What 'No New Federal Spending' Really Means
President Obama will announce on Monday that 60 of the nation’s largest school districts are joining his initiative to improve the educational futures of young African-American and Hispanic boys, beginning in preschool and extending through high school graduation.
But the most important piece of information comes in the fourth paragraph:
No new federal spending is attached to the initiative. The new efforts, which will also seek support from the nonprofit and private sectors, are being coordinated by the Council of the Great City Schools, which represents large urban school districts.
In the U.S., “No new federal spending” equals “This really doesn’t matter.”
Can you imagine no new federal spending being attached to any military initiative?
What about no new federal spending to bail out the banks?
Of course not. But the U.S. has made a clear choice: Fund the interests of the rich and powerful (for them, the dirty money of government isn’t so dirty) and leave the fortunes of the impoverished and victims of inequity to the Invisible Hand of the free market.
At least the Obama administration has made a somewhat bold move in acknowledging the crippling disadvantages faced by African American and Latino boys in the U.S.—the civil rights issue of our time. And because of that acknowledgement, the NYT makes a rare concession to these facts, as Rich explains late in her piece:
Black and Latino students have long experienced a pattern of inequality along racial lines in American schools. According to data from the Department of Education’s Office of Civil Rights, black and Latino students are suspended and expelled at much higher rates than white students and attend schools with less-experienced teachers.

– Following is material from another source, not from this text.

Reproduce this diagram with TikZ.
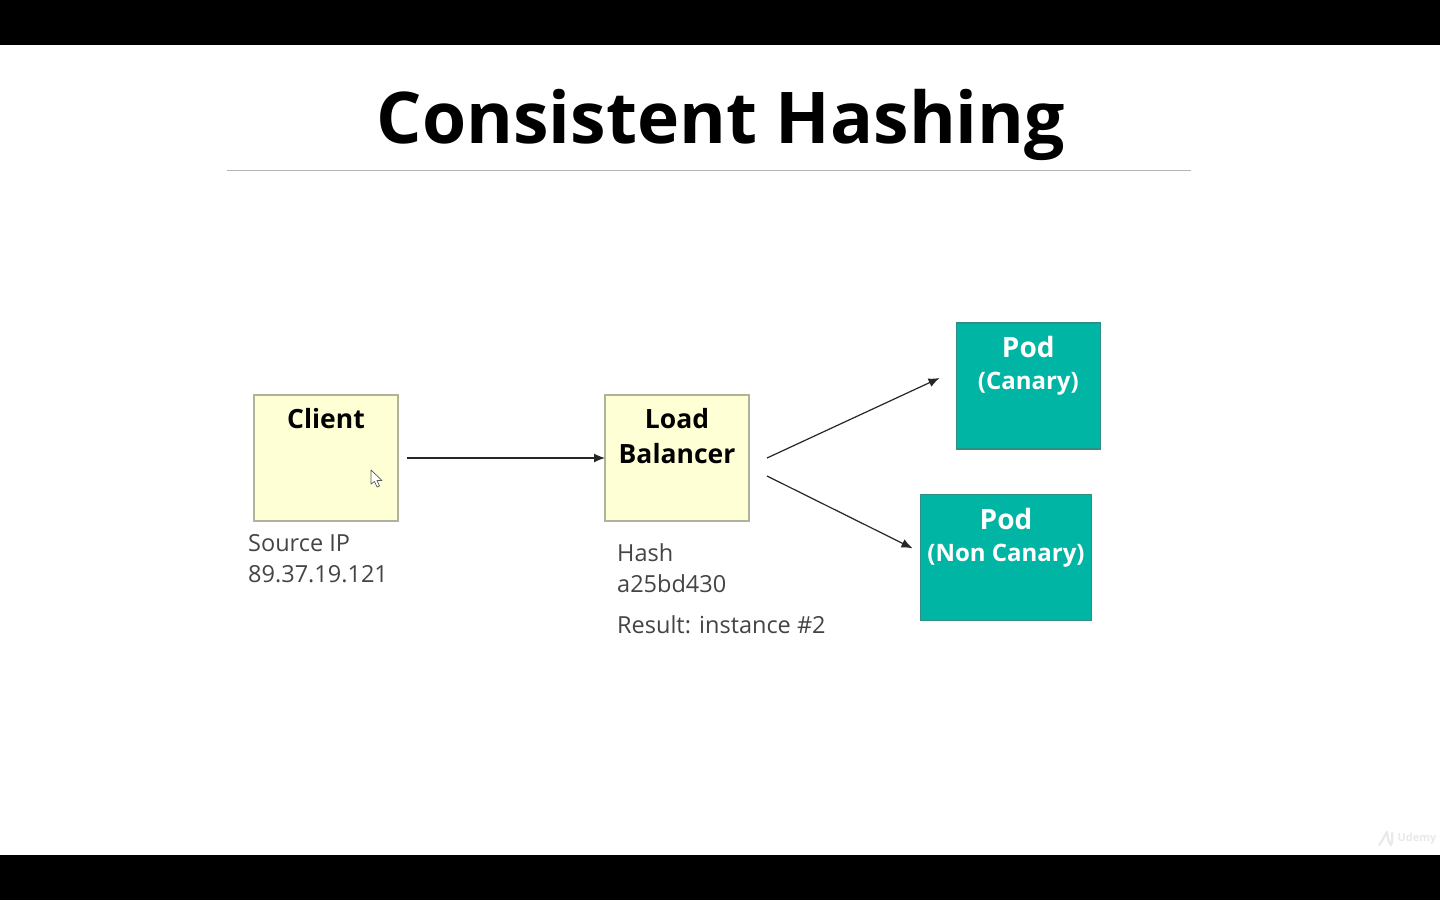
\documentclass[tikz,border=0pt]{standalone}
\usepackage{fontspec}
\setmainfont{Open Sans}
\usetikzlibrary{arrows.meta}
\definecolor{paleyellow}{HTML}{FFFFD5}
\definecolor{yellowedge}{HTML}{AEB39A}
\definecolor{teal1}{HTML}{00B5A3}
\definecolor{tealedge}{HTML}{2F8F85}
\definecolor{labelgray}{HTML}{444444}
\definecolor{linegray}{HTML}{B5B5B5}
\definecolor{wmark}{HTML}{E9E9E9}
\newcommand{\boxtext}[4]{\parbox[t][#2pt][t]{#1pt}{\centering\vspace*{#3pt}#4}}
\tikzset{
  x=1pt,y=-1pt,
  yellowbox/.style={draw=yellowedge,line width=1.1pt,fill=paleyellow,inner sep=0pt,outer sep=0pt,text=black,font=\fontsize{26.5}{34.5}\selectfont\bfseries},
  podbox/.style={draw=tealedge,line width=1.1pt,fill=teal1,inner sep=0pt,outer sep=0pt,text=white,font=\fontsize{24}{32}\selectfont\bfseries},
  caption/.style={anchor=north west,inner sep=0pt,text=labelgray,align=left,font=\fontsize{23.5}{31}\selectfont},
  link/.style={draw=black!85,line width=1.2pt,-{Latex[length=11pt,width=9pt]}},
}
\newcommand{\podtext}[2]{{\fontsize{28}{32}\selectfont #1}\\{#2}}
\begin{document}
\begin{tikzpicture}
\useasboundingbox (0,0) rectangle (1440,900);
\fill[white] (0,0) rectangle (1440,900);
\fill[black] (0,0) rectangle (1440,45);
\fill[black] (0,855) rectangle (1440,900);
\node[inner sep=0pt,text=black,font=\fontsize{71.4}{80}\selectfont\bfseries] (title) at (721,125) {Consistent Hashing};
\coordinate (ruleL) at (227,170);
\coordinate (ruleR) at (1191,170);
\draw[linegray,line width=1pt] (ruleL) -- (ruleR);
\node[yellowbox] (client) at (326,458) {\boxtext{144}{126}{13.5}{Client}};
\node[yellowbox] (lb) at (677,458) {\boxtext{144}{126}{13.5}{Load\\Balancer}};
\node[podbox] (canary) at (1028.3,386) {\boxtext{143.5}{126}{13.5}{\podtext{Pod}{(Canary)}}};
\node[podbox] (noncanary) at (1006,557.3) {\boxtext{171}{125.5}{13.5}{\podtext{Pod}{(Non Canary)}}};
\node[caption] (srcip) at (248,534) {Source IP\\89.37.19.121};
\node[caption] (hash) at (617,543) {Hash\\a25bd430};
\node[caption] (result) at (617,615) {Result: instance \#2};
\coordinate (out1) at ([xshift=18pt]lb.east);
\coordinate (out2) at ([xshift=18pt,yshift=-18pt]lb.east);
\coordinate (in1) at ([xshift=-17pt,yshift=8pt]canary.west);
\coordinate (in2) at ([xshift=-8pt,yshift=9pt]noncanary.west);
\draw[link,shorten <=9pt] (client.east) -- (lb.west);
\draw[link] (out1) -- (in1);
\draw[link] (out2) -- (in2);
% mouse cursor
\draw[fill=white,draw=black!65,line width=0.7pt,line join=round] (371,470) -- (371,484) -- (374.5,481.5) -- (377,487) -- (379.5,486) -- (377,480.5) -- (382,480.5) -- cycle;
% faint watermark
\draw[wmark,line width=2.2pt,line cap=round,line join=round] (1379,845) .. controls (1382,842) and (1384,836) .. (1387,832) .. controls (1388,840) and (1389,843) .. (1391,845) .. controls (1393,840) and (1392,836) .. (1392,833);
\node[inner sep=0pt,text=wmark,font=\fontsize{11}{11}\selectfont\bfseries] (wm) at (1417,839) {Udemy};
\end{tikzpicture}
\end{document}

Many also attend schools that do not offer advanced math and science courses.
Boys in particular are at a disadvantage. Black and Latino boys are less likely to graduate from high school than white boys, but also less likely than African-American or Latino girls. And in elementary school, they already fall far behind their white counterparts in reading skills: According to the National Assessment of Educational Progress, a series of standardized tests administered to a random sampling of American children, only 14 percent of black boys and 18 percent of Hispanic boys scored proficient or above on the fourth-grade reading tests in 2013, compared with 42 percent of white boys and 21 percent of both black and Hispanic girls.
But without government spending, initiatives are nothing more than rhetoric and distraction—further evidence of our commitment to capitalism first and possibly to the exclusion of democracy and equity, as I have examined before:
More difficult to confront than either mendacity or foma, it appears, is the hard truth that the human pursuit of equity must come before merit can matter and that in order to achieve that possibility, the human condition must commit to a spirit of community and collaboration, not competition.
Regretfully, most in power are apt to continue to not let that cat out of the bag.
Capitalism and the free market, however, are not the domains of ethical and moral social action. The human experience in the U.S. has shown us time and again that left unfettered, the market feeds itself on the workers in order to fatten the owners.
The lives and faces of African American and Latino boys in the U.S. are the regrettable portraits of our failures as a people. We are now confronted with an option to embrace our collective power and shared humanity—that which is government, the public sphere, the commons.
There is often a reason a cliche becomes a cliche—the wisdom of all that is true becomes repeated until we have cliche. In the U.S., our new motto should be: Put your money where your mouth is.